• [Problem requirements] Quote all lines below exactly. Images stay out.

☆ ☆ ☆

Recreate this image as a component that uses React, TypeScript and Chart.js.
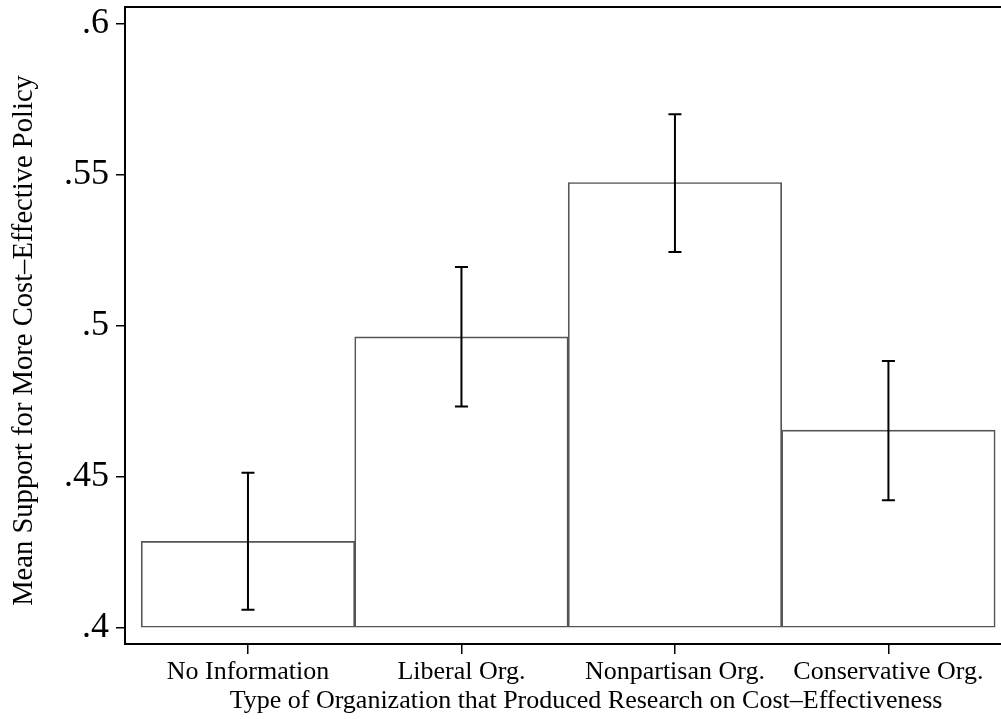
import { useEffect, useRef } from "react";
import { Chart, registerables } from "chart.js";

Chart.register(...registerables);

const categories = ["No Information", "Liberal Org.", "Nonpartisan Org.", "Conservative Org."];
const positions = [1, 2, 3, 4];
const means = [0.4287, 0.4964, 0.5475, 0.4655];
const lowerCI = [0.406, 0.4733, 0.5245, 0.4423];
const upperCI = [0.4514, 0.5195, 0.5701, 0.4884];
const yTickValues = [0.4, 0.45, 0.5, 0.55, 0.6];
const yTickLabels = [".4", ".45", ".5", ".55", ".6"];
const yTitle = "Mean Support for More Cost\u2013Effective Policy";
const xTitle = "Type of Organization that Produced Research on Cost\u2013Effectiveness";

const FONT = "'Liberation Serif', 'Times New Roman', Times, serif";

const errorBars = {
  id: "errorBars",
  afterDatasetsDraw(chart: any) {
    const { ctx, scales } = chart;
    const x = scales.x;
    const y = scales.y;
    ctx.save();
    ctx.strokeStyle = "#000";
    ctx.lineWidth = 2;
    positions.forEach((p, i) => {
      const px = x.getPixelForValue(p);
      const yl = y.getPixelForValue(lowerCI[i]);
      const yh = y.getPixelForValue(upperCI[i]);
      ctx.beginPath();
      ctx.moveTo(px, yl);
      ctx.lineTo(px, yh);
      ctx.moveTo(px - 6.5, yl);
      ctx.lineTo(px + 6.5, yl);
      ctx.moveTo(px - 6.5, yh);
      ctx.lineTo(px + 6.5, yh);
      ctx.stroke();
    });
    ctx.restore();
  },
};

const frameAndTitles = {
  id: "frameAndTitles",
  afterDraw(chart: any) {
    const { ctx, chartArea } = chart;
    ctx.save();
    ctx.strokeStyle = "#000";
    ctx.lineWidth = 2;
    ctx.beginPath();
    ctx.moveTo(chartArea.left, Math.round(chartArea.top));
    ctx.lineTo(chartArea.right, Math.round(chartArea.top));
    ctx.lineTo(chartArea.right, chartArea.bottom);
    ctx.stroke();
    ctx.fillStyle = "#000";
    ctx.textAlign = "center";
    ctx.textBaseline = "middle";
    // x-axis title
    ctx.font = `26px ${FONT}`;
    ctx.fillText(xTitle, 586, 701);
    // y-axis title
    ctx.translate(24, 340.5);
    ctx.rotate(-Math.PI / 2);
    ctx.font = `28.6px ${FONT}`;
    ctx.fillText(yTitle, 0, 0);
    ctx.restore();
  },
};

export default function App() {
  const canvasRef = useRef<HTMLCanvasElement | null>(null);

  useEffect(() => {
    if (!canvasRef.current) return;
    const chart = new Chart(canvasRef.current, {
      type: "bar",
      data: {
        datasets: [
          {
            data: positions.map((p, i) => ({ x: p, y: means[i] })),
            base: 0.4,
            backgroundColor: "rgba(255,255,255,0)",
            borderColor: "#555",
            borderWidth: 1,
            borderSkipped: false,
            barPercentage: 1,
            categoryPercentage: 1,
          } as any,
        ],
      },
      options: {
        responsive: false,
        animation: false,
        devicePixelRatio: 1,
        layout: { padding: { left: 0, top: 7, right: 28.6, bottom: 0 } },
        plugins: { legend: { display: false }, tooltip: { enabled: false } },
        scales: {
          x: {
            type: "linear",
            min: 0.424,
            max: 4.576,
            offset: false,
            afterBuildTicks: (s: any) => {
              s.ticks = positions.map((v) => ({ value: v }));
            },
            afterFit: (s: any) => {
              s.height = 75;
              s.paddingLeft = 0;
              s.paddingRight = 0;
            },
            ticks: {
              callback: (_v: any, i: number) => categories[i],
              font: { family: FONT, size: 26 },
              color: "#000",
              padding: 3,
              autoSkip: false,
              maxRotation: 0,
              minRotation: 0,
            },
            grid: { offset: false, drawOnChartArea: false, tickLength: 10, color: "#000", lineWidth: 1.5 },
            border: { color: "#000", width: 2 },
          },
          y: {
            min: 0.3947,
            max: 0.6056,
            afterBuildTicks: (s: any) => {
              s.ticks = yTickValues.map((v) => ({ value: v }));
            },
            afterFit: (s: any) => {
              s.width = 125;
              s.paddingTop = 0;
              s.paddingBottom = 0;
            },
            ticks: {
              callback: (_v: any, i: number) => yTickLabels[i],
              font: { family: FONT, size: 36 },
              color: "#000",
              padding: 7,
              autoSkip: false,
            },
            grid: { drawOnChartArea: false, tickLength: 9, color: "#000", lineWidth: 1.5 },
            border: { color: "#000", width: 2 },
          },
        },
      },
      plugins: [errorBars, frameAndTitles],
    } as any);
    return () => chart.destroy();
  }, []);

  return (
    <div
      style={{
        position: "absolute",
        left: 0,
        top: 0,
        width: 1001,
        height: 719,
        overflow: "hidden",
        background: "#fff",
      }}
    >
      <canvas ref={canvasRef} width={1040} height={719} style={{ width: 1040, height: 719, display: "block" }} />
    </div>
  );
}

☆ ☆ ☆

• [The output]
Recreate this image as a component that uses React, TypeScript and Chart.js.
import { useEffect, useRef } from "react";
import { Chart, registerables } from "chart.js";

Chart.register(...registerables);

const categories = ["No Information", "Liberal Org.", "Nonpartisan Org.", "Conservative Org."];
const positions = [1, 2, 3, 4];
const means = [0.4287, 0.4964, 0.5475, 0.4655];
const lowerCI = [0.406, 0.4733, 0.5245, 0.4423];
const upperCI = [0.4514, 0.5195, 0.5701, 0.4884];
const yTickValues = [0.4, 0.45, 0.5, 0.55, 0.6];
const yTickLabels = [".4", ".45", ".5", ".55", ".6"];
const yTitle = "Mean Support for More Cost\u2013Effective Policy";
const xTitle = "Type of Organization that Produced Research on Cost\u2013Effectiveness";

const FONT = "'Liberation Serif', 'Times New Roman', Times, serif";

const errorBars = {
  id: "errorBars",
  afterDatasetsDraw(chart: any) {
    const { ctx, scales } = chart;
    const x = scales.x;
    const y = scales.y;
    ctx.save();
    ctx.strokeStyle = "#000";
    ctx.lineWidth = 2;
    positions.forEach((p, i) => {
      const px = x.getPixelForValue(p);
      const yl = y.getPixelForValue(lowerCI[i]);
      const yh = y.getPixelForValue(upperCI[i]);
      ctx.beginPath();
      ctx.moveTo(px, yl);
      ctx.lineTo(px, yh);
      ctx.moveTo(px - 6.5, yl);
      ctx.lineTo(px + 6.5, yl);
      ctx.moveTo(px - 6.5, yh);
      ctx.lineTo(px + 6.5, yh);
      ctx.stroke();
    });
    ctx.restore();
  },
};

const frameAndTitles = {
  id: "frameAndTitles",
  afterDraw(chart: any) {
    const { ctx, chartArea } = chart;
    ctx.save();
    ctx.strokeStyle = "#000";
    ctx.lineWidth = 2;
    ctx.beginPath();
    ctx.moveTo(chartArea.left, Math.round(chartArea.top));
    ctx.lineTo(chartArea.right, Math.round(chartArea.top));
    ctx.lineTo(chartArea.right, chartArea.bottom);
    ctx.stroke();
    ctx.fillStyle = "#000";
    ctx.textAlign = "center";
    ctx.textBaseline = "middle";
    // x-axis title
    ctx.font = `26px ${FONT}`;
    ctx.fillText(xTitle, 586, 701);
    // y-axis title
    ctx.translate(24, 340.5);
    ctx.rotate(-Math.PI / 2);
    ctx.font = `28.6px ${FONT}`;
    ctx.fillText(yTitle, 0, 0);
    ctx.restore();
  },
};

export default function App() {
  const canvasRef = useRef<HTMLCanvasElement | null>(null);

  useEffect(() => {
    if (!canvasRef.current) return;
    const chart = new Chart(canvasRef.current, {
      type: "bar",
      data: {
        datasets: [
          {
            data: positions.map((p, i) => ({ x: p, y: means[i] })),
            base: 0.4,
            backgroundColor: "rgba(255,255,255,0)",
            borderColor: "#555",
            borderWidth: 1,
            borderSkipped: false,
            barPercentage: 1,
            categoryPercentage: 1,
          } as any,
        ],
      },
      options: {
        responsive: false,
        animation: false,
        devicePixelRatio: 1,
        layout: { padding: { left: 0, top: 7, right: 28.6, bottom: 0 } },
        plugins: { legend: { display: false }, tooltip: { enabled: false } },
        scales: {
          x: {
            type: "linear",
            min: 0.424,
            max: 4.576,
            offset: false,
            afterBuildTicks: (s: any) => {
              s.ticks = positions.map((v) => ({ value: v }));
            },
            afterFit: (s: any) => {
              s.height = 75;
              s.paddingLeft = 0;
              s.paddingRight = 0;
            },
            ticks: {
              callback: (_v: any, i: number) => categories[i],
              font: { family: FONT, size: 26 },
              color: "#000",
              padding: 3,
              autoSkip: false,
              maxRotation: 0,
              minRotation: 0,
            },
            grid: { offset: false, drawOnChartArea: false, tickLength: 10, color: "#000", lineWidth: 1.5 },
            border: { color: "#000", width: 2 },
          },
          y: {
            min: 0.3947,
            max: 0.6056,
            afterBuildTicks: (s: any) => {
              s.ticks = yTickValues.map((v) => ({ value: v }));
            },
            afterFit: (s: any) => {
              s.width = 125;
              s.paddingTop = 0;
              s.paddingBottom = 0;
            },
            ticks: {
              callback: (_v: any, i: number) => yTickLabels[i],
              font: { family: FONT, size: 36 },
              color: "#000",
              padding: 7,
              autoSkip: false,
            },
            grid: { drawOnChartArea: false, tickLength: 9, color: "#000", lineWidth: 1.5 },
            border: { color: "#000", width: 2 },
          },
        },
      },
      plugins: [errorBars, frameAndTitles],
    } as any);
    return () => chart.destroy();
  }, []);

  return (
    <div
      style={{
        position: "absolute",
        left: 0,
        top: 0,
        width: 1001,
        height: 719,
        overflow: "hidden",
        background: "#fff",
      }}
    >
      <canvas ref={canvasRef} width={1040} height={719} style={{ width: 1040, height: 719, display: "block" }} />
    </div>
  );
}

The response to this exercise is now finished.